Banc d’essais de la fusée V2 des nazis à Peenemünde, en octobre 1942.
Banc d’essais de la fusée V2 des nazis à Peenemünde, en octobre 1942. Wikimedia
Fritz Zwicky recevant en 1949 la «Presidential Medal of Freedom» américaine, l’une des deux plus hautes décorations civiles des États-Unis à l’époque.
Fritz Zwicky recevant en 1949 la «Presidential Medal of Freedom» américaine, l’une des deux plus hautes décorations civiles des États-Unis à l’époque. ETH Bibliothek Zurich
Fritz Zwicky ne parvenant pas à obtenir une nouvelle fusée de la part des États-Unis pour des raisons de coûts, il fut contraint d’abandonner ce projet malgré sa conviction que son idée fonctionnerait. Jugé excentrique, l’astrophysicien s’enferma dans un isolement croissant, évité par ses pairs et sous-estimé. Ses idées furent fréquemment rejetées. Le développement des fusées et des bombes passa en outre au second plan durant les années 1950, l’humanité souhaitant profiter de cette période de prospérité d’après-guerre. Le 4 octobre 1957 changea la donne. Le lancement du satellite Spoutnik 1 en orbite autour de la Terre par l’URSS fut un choc pour les États-Unis.

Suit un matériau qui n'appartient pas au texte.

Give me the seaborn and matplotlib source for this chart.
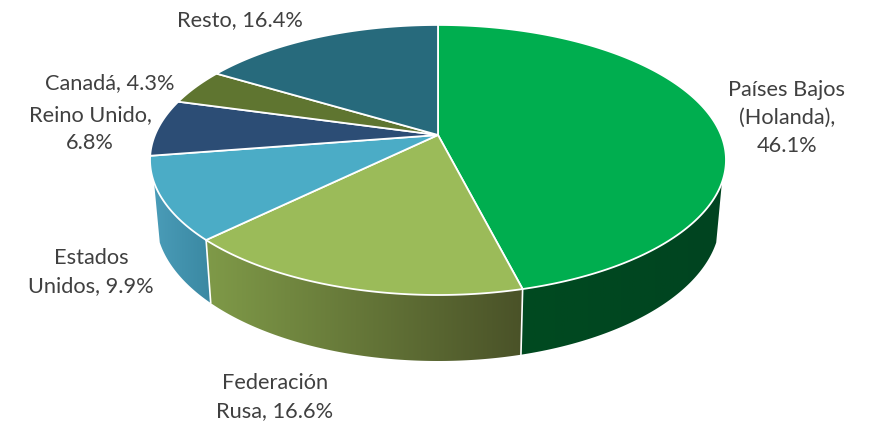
import matplotlib
matplotlib.use('Agg')
import matplotlib.pyplot as plt
from matplotlib.patches import Polygon
import numpy as np
import seaborn as sns

# Values, clockwise from twelve o'clock
categories = ['Países Bajos\n(Holanda),', 'Federación\nRusa,', 'Estados\nUnidos,',
              'Reino Unido,', 'Canadá,', 'Resto,']
shares = [46.1, 16.6, 9.9, 6.8, 4.3, 16.4]

top_colors = ['#00AE4F', '#9BBB59', '#4BACC6', '#2C4D75', '#5F7530', '#276A7C']
side_left = ['#004A20', '#7F9A48', '#4A9CB8', '#1F3A5C', '#47581F', '#1D5060']
side_right = ['#004420', '#4A5228', '#3A88A2', '#1F3A5C', '#47581F', '#1D5060']

# label centres in pixels
label_x = [787, 275, 91, 90, 110, 240]
label_y = [118, 397, 272, 129, 83, 20]

APEX_X, APEX_Y = 438, 135
RADIUS = 283
PERSP = 0.185
TILT = 130.4
CENTER_Y = 160
SHRINK_X = 0.98
STRETCH_Y = 1.054
DEPTH = 58.7
# the wall only shows between these rim angles
WALL_START = np.radians(110)
WALL_STOP = np.radians(250)


def project(theta):
  """Perspective view of a point on the pie rim (theta clockwise from top)."""
  x, y = np.sin(theta), np.cos(theta)
  w = 1 + PERSP * y
  return APEX_X + RADIUS * x / w, APEX_Y - TILT * y / w


def lower(px, py):
  """Same rim point on the bottom face of the disc."""
  return APEX_X + SHRINK_X * (px - APEX_X), CENTER_Y + STRETCH_Y * (py - CENTER_Y) + DEPTH


sns.set_theme(style='white')
plt.rcParams['font.family'] = ['Lato', 'DejaVu Sans']

fig, ax = plt.subplots(figsize=(8.69, 4.21), dpi=100)
fig.subplots_adjust(0, 0, 1, 1)

edges = np.cumsum([0] + shares) / sum(shares) * 2 * np.pi

# side wall first, shaded left to right
for i in range(3):
  t = np.linspace(max(edges[i], WALL_START), min(edges[i + 1], WALL_STOP), 200)
  px, py = project(t)
  qx, qy = lower(px, py)
  poly = Polygon(np.c_[np.r_[px, qx[::-1]], np.r_[py, qy[::-1]]], transform=ax.transData,
                 facecolor='none', edgecolor='none')
  ax.add_patch(poly)
  ramp = np.array(sns.blend_palette([side_left[i], side_right[i]], 256))[None, :, :3]
  x0, x1 = min(px.min(), qx.min()), max(px.max(), qx.max())
  im = ax.imshow(ramp, extent=(x0, x1, qy.max(), py.min()), aspect='auto', zorder=1)
  im.set_clip_path(poly)

# white seams on the wall
for angle in edges[1:3]:
  px, py = project(angle)
  qx, qy = lower(px, py)
  ax.plot([px, qx], [py, qy], color='white', lw=1.2, zorder=2)

# top face
for i in range(len(shares)):
  t = np.linspace(edges[i], edges[i + 1], 200)
  px, py = project(t)
  ax.fill(np.r_[APEX_X, px], np.r_[APEX_Y, py], facecolor=top_colors[i],
          edgecolor='white', lw=1.3, joinstyle='round', zorder=3)

for i in range(len(shares)):
  text = '%s %.1f%%' % (categories[i], shares[i])
  if i == 0:
    text = 'Países Bajos\n(Holanda),\n46.1%'
  if i == 3:
    text = 'Reino Unido,\n6.8%'
  ax.text(label_x[i], label_y[i], text, ha='center', va='center', fontsize=15.7,
          color='#404040', linespacing=1.5, zorder=4)

ax.set_xlim(0, 869)
ax.set_ylim(421, 0)
ax.axis('off')

fig.savefig('out.png', dpi=100)
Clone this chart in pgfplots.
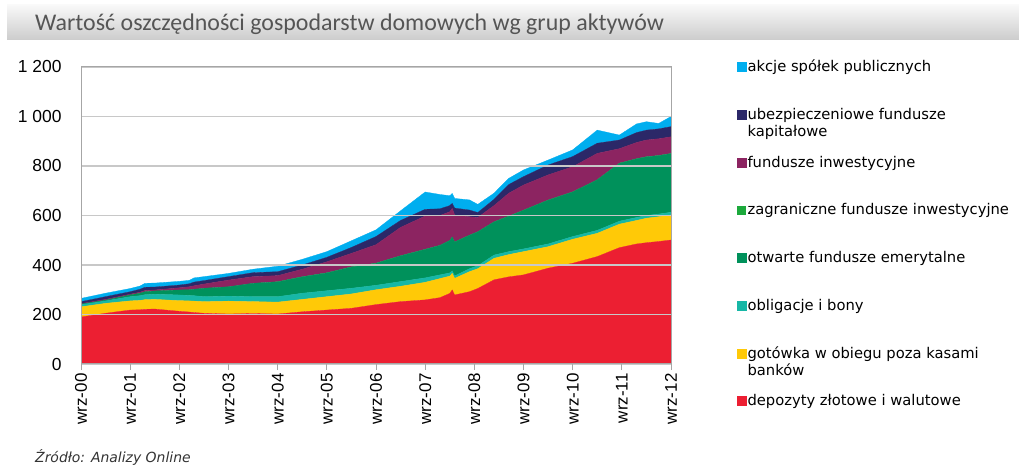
\documentclass[border=0pt]{standalone}
\usepackage{pgfplots}
\pgfplotsset{compat=1.18}
\usepackage{pgfplotstable}
\usepackage{fontspec}
\setmainfont{Liberation Sans}
\newfontfamily\legfont{DejaVu Sans}
\newfontfamily\titlefont{Carlito}

\definecolor{cAkc}{HTML}{00AEEF}
\definecolor{cUfk}{HTML}{2B2868}
\definecolor{cFi}{HTML}{8C2461}
\definecolor{cZag}{HTML}{1CA93C}
\definecolor{cOfe}{HTML}{00915B}
\definecolor{cObl}{HTML}{17B7A6}
\definecolor{cGot}{HTML}{FFC907}
\definecolor{cDep}{HTML}{EC1F32}
\definecolor{titlegray}{HTML}{555555}
\definecolor{axisgray}{HTML}{A6A6A6}
\definecolor{gridgray}{HTML}{C8C8C8}

\pgfplotstableread{
x     dep got obl ofe zag fi  ufk akc
0.0   190 41  9   2   0   2   8   13
0.5   205 40  10  3   0   3   11  14
1.0   218 37  17  7   0   3   10  13
1.2   219 38  19  10  0   4   12  13
1.3   221 39  20  12  0   5   13  16
1.5   222 39  21  13  0   4   12  16
2.0   213 43  23  20  0   9   11  15
2.2   210 45  22  23  0   12  12  14
2.3   208 46  22  26  0   14  15  17
2.5   205 47  20  34  0   17  14  16
3.0   202 52  20  38  0   27  14  13
3.5   204 48  20  54  0   27  16  14
4.0   202 48  22  60  1   24  16  22
4.5   211 50  25  66  1   30  17  23
5.0   218 54  24  72  1   44  18  23
5.5   225 58  23  86  1   54  24  27
6.0   240 60  18  89  1   74  33  27
6.5   252 62  19  104 1   114 28  39
7.0   259 71  18  115 1   134 27  70
7.3   268 77  15  119 1   120 27  58
7.5   285 70  13  131 1   115 25  40
7.55  299 67  10  137 1   115 20  40
7.6   279 67  10  137 1   108 28  39
7.9   292 81  12  135 1   74  27  41
8.07  305 80  12  137 1   57  20  33
8.4   340 87  13  134 1   65  25  25
8.7   352 90  12  143 1   92  35  25
9.0   360 94  11  156 1   101 34  27
9.5   387 87  11  177 1   101 40  20
10.0  407 97  11  180 1   101 41  27
10.5  434 94  12  204 1   106 41  53
10.95 470 95  12  234 1   58  35  20
11.3  485 95  12  237 1   65  40  35
11.5  490 99  11  237 1   67  40  34
11.75 495 100 11  236 1   67  40  22
12.0  501 101 11  237 1   67  41  41
}\data

\begin{document}
\begin{tikzpicture}
\path[use as bounding box] (0,0) rectangle (1019bp,467bp);
\shade[top color=gray!5, bottom color=gray!40] (7bp,427bp) rectangle (1019bp,462bp);
\node[anchor=base west, font=\titlefont\fontsize{24}{24}\selectfont, text=titlegray, inner sep=0] at (35bp,436bp) {Wartość oszczędności gospodarstw domowych wg grup aktywów};
\node[anchor=base west, font=\legfont\itshape\fontsize{14}{14}\selectfont, text=black!80, inner sep=0] at (35bp,4.5bp) {Źródło: Analizy Online};
\begin{axis}[
  at={(81bp,103bp)}, anchor=south west,
  scale only axis, width=590bp, height=297bp,
  xmin=0, xmax=12, ymin=0, ymax=1200,
  stack plots=y, area style,
  axis line style={draw=axisgray, line width=1bp},
  ymajorgrids, grid style={draw=gridgray, line width=1.2bp},
  ytick={0,200,...,1200},
  yticklabels={0,200,400,600,800,1 000,1 200},
  xtick={0,...,12},
  xticklabels={wrz-00,wrz-01,wrz-02,wrz-03,wrz-04,wrz-05,wrz-06,wrz-07,wrz-08,wrz-09,wrz-10,wrz-11,wrz-12},
  tick pos=left, tick align=outside, major tick length=6bp,
  ytick style={draw=none},
  xtick style={draw=axisgray, line width=1bp},
  x tick label style={rotate=90, anchor=east, font=\fontsize{17}{17}\selectfont},
  y tick label style={font=\fontsize{17.5}{17.5}\selectfont, xshift=-10bp},
  legend style={at={(1.1119,1.0505)}, anchor=north west, draw=none, fill=none,
    inner sep=0pt, row sep=0pt, font=\legfont\fontsize{14.8}{17}\selectfont,
    nodes={inner sep=1bp}},
  legend cell align=left, reverse legend,
  legend image code/.code={\path (0bp,-33bp) (0bp,14.5bp); \fill[#1] (0bp,-4.5bp) rectangle (9bp,4.5bp);},
]
\addplot[fill=cDep, draw=cDep, line width=0.3pt] table[x=x,y=dep]{\data} \closedcycle;
\addlegendentry{depozyty złotowe i walutowe}
\addplot[fill=cGot, draw=cGot, line width=0.3pt] table[x=x,y=got]{\data} \closedcycle;
\addlegendentry{\parbox[t]{260bp}{gotówka w obiegu poza kasami\\banków}}
\addplot[fill=cObl, draw=cObl, line width=0.3pt] table[x=x,y=obl]{\data} \closedcycle;
\addlegendentry{obligacje i bony}
\addplot[fill=cOfe, draw=cOfe, line width=0.3pt] table[x=x,y=ofe]{\data} \closedcycle;
\addlegendentry{otwarte fundusze emerytalne}
\addplot[fill=cZag, draw=none] table[x=x,y=zag]{\data} \closedcycle;
\addlegendentry{zagraniczne fundusze inwestycyjne}
\addplot[fill=cFi, draw=cFi, line width=0.3pt] table[x=x,y=fi]{\data} \closedcycle;
\addlegendentry{fundusze inwestycyjne}
\addplot[fill=cUfk, draw=cUfk, line width=0.3pt] table[x=x,y=ufk]{\data} \closedcycle;
\addlegendentry{\parbox[t]{260bp}{ubezpieczeniowe fundusze\\kapitałowe}}
\addplot[fill=cAkc, draw=cAkc, line width=0.3pt] table[x=x,y=akc]{\data} \closedcycle;
\addlegendentry{akcje spółek publicznych}
\end{axis}
\end{tikzpicture}
\end{document}
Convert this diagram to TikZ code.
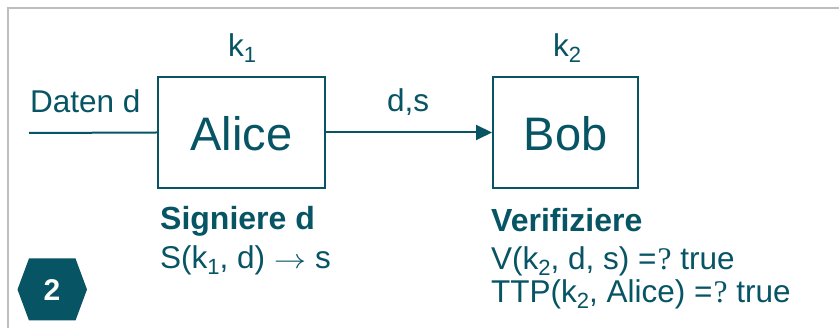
\documentclass[tikz,border=0pt]{standalone}
\usepackage{fontspec}
\usepackage{graphicx}
\setmainfont{Liberation Sans}
\newfontfamily\serifq{Liberation Serif}
\usetikzlibrary{arrows.meta}
\definecolor{teal1}{RGB}{6,84,100}
\definecolor{framegray}{RGB}{190,190,190}
\newcommand{\mysub}[1]{\raisebox{-6pt}[\height][1pt]{\fontsize{22}{22}\selectfont #1}}
\newcommand{\qeq}{=\kern1pt{\serifq ?}}
\begin{document}
\begin{tikzpicture}[x=1pt,y=-1pt,
  txt/.style={inner sep=0pt, anchor=base west, text=teal1, font=\fontsize{31.5}{36}\selectfont},
  boldtxt/.style={txt, font=\fontsize{32}{36}\selectfont\bfseries},
  party/.style={draw=teal1, line width=2pt, inner sep=0pt, text=teal1, font=\fontsize{47}{56}\selectfont, minimum height=111pt},
  conn/.style={draw=teal1, line width=2pt}]
\useasboundingbox (0,0) rectangle (839,328);
\fill[white] (0,0) rectangle (839,328);
% frame
\draw[framegray, line width=1.6pt] (8,340) -- (8,8) -- (850,8);
% boxes
\node[party, minimum width=167pt] (alice) at (241.5,132.5) {};
\node[party, minimum width=145pt] (bob) at (565.5,132.5) {};
\node[txt, anchor=base] (alicet) at (241.5,150.5) {\fontsize{47}{56}\selectfont Alice};
\node[txt, anchor=base] (bobt) at (565.5,150.5) {\fontsize{47}{56}\selectfont Bob};
% connectors
\coordinate (din) at (29,133);
\draw[conn] (din) -- (alice.west);
\draw[conn, -{Triangle[length=16pt,width=15pt]}] (alice.east) -- (bob.west);
% labels
\node[txt] (daten) at (30,113) {Daten d};
\node[txt] (ds) at (387,112) {d,s};
\node[txt] (k1) at (228,57) {k\mysub{1}};
\node[txt] (k2) at (553,57) {k\mysub{2}};
% texts below
\node[boldtxt] (sig) at (160,230) {Signiere d};
\node[txt] (sfun) at (160,269) {S(k\mysub{1}, d) \scalebox{1.3}[1.1]{$\rightarrow$} s};
\node[boldtxt] (ver) at (491,232) {Verifiziere};
\node[txt] (vfun) at (491,270) {V(k\mysub{2}, d, s) \qeq\ true};
\node[txt] (ttp) at (491,302.5) {TTP(k\mysub{2}, Alice) \qeq\ true};
% hexagon
\fill[teal1] (17.5,289.5) -- (29,258.5) -- (75.5,258.5) -- (87,289.5) -- (75.5,320.5) -- (29,320.5) -- cycle;
\node[inner sep=0pt, anchor=base, text=white, font=\fontsize{30}{36}\selectfont\bfseries] (num) at (52,300.5) {2};
\end{tikzpicture}
\end{document}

Reportage TV sur le lancement de Spoutnik 1 en 1957. YouTube
Les technologies spatiales et les fusées étant revenues à l’ordre du jour, les compétences de Fritz Zwicky devinrent à nouveau très recherchées. Il obtint avec une grande facilité une nouvelle fusée pour poursuivre ses essais, puisque la suprématie spatiale des États-Unis devait être assurée à tout prix. Douze jours seulement après Spoutnik 1, Fritz Zwicky mit en orbite un premier objet artificiel, une bille d’acier baptisée «Artificial Planet No. Zero», lui permettant de finir ce qu’il avait commencé en 1946. Le savant ne comptait pas s’arrêter en si bon chemin: «Nous commençons par envoyer quelque chose de petit dans le ciel. Suivi par une cargaison d’instruments, et enfin nous-mêmes.» L’avenir lui donnera raison et, par ses théories et ses analyses, il contribua à ce jalon décisif de l’aventure spatiale humaine.
«La gravité terrestre enfin vaincue» pouvait-on lire dans le quotidien «Rochester» le 23 novembre 1957.
«La gravité terrestre enfin vaincue» pouvait-on lire dans le quotidien de Rochester le 23 novembre 1957. drewexmachina.com
Fritz Zwicky décéda en 1974 à Pasadena en Californie, et fut enterré à Mollis, sa commune glaronnaise d’origine. La liste de ses découvertes et de ses idées est si longue que l’on ne pourrait pas la reproduire intégralement ici. Mais une chose est certaine: Fritz Zwicky fut l’un des plus grands astrophysiciens du XXe siècle. Et à n’en pas douter l’un des scientifiques les plus mésestimés au monde.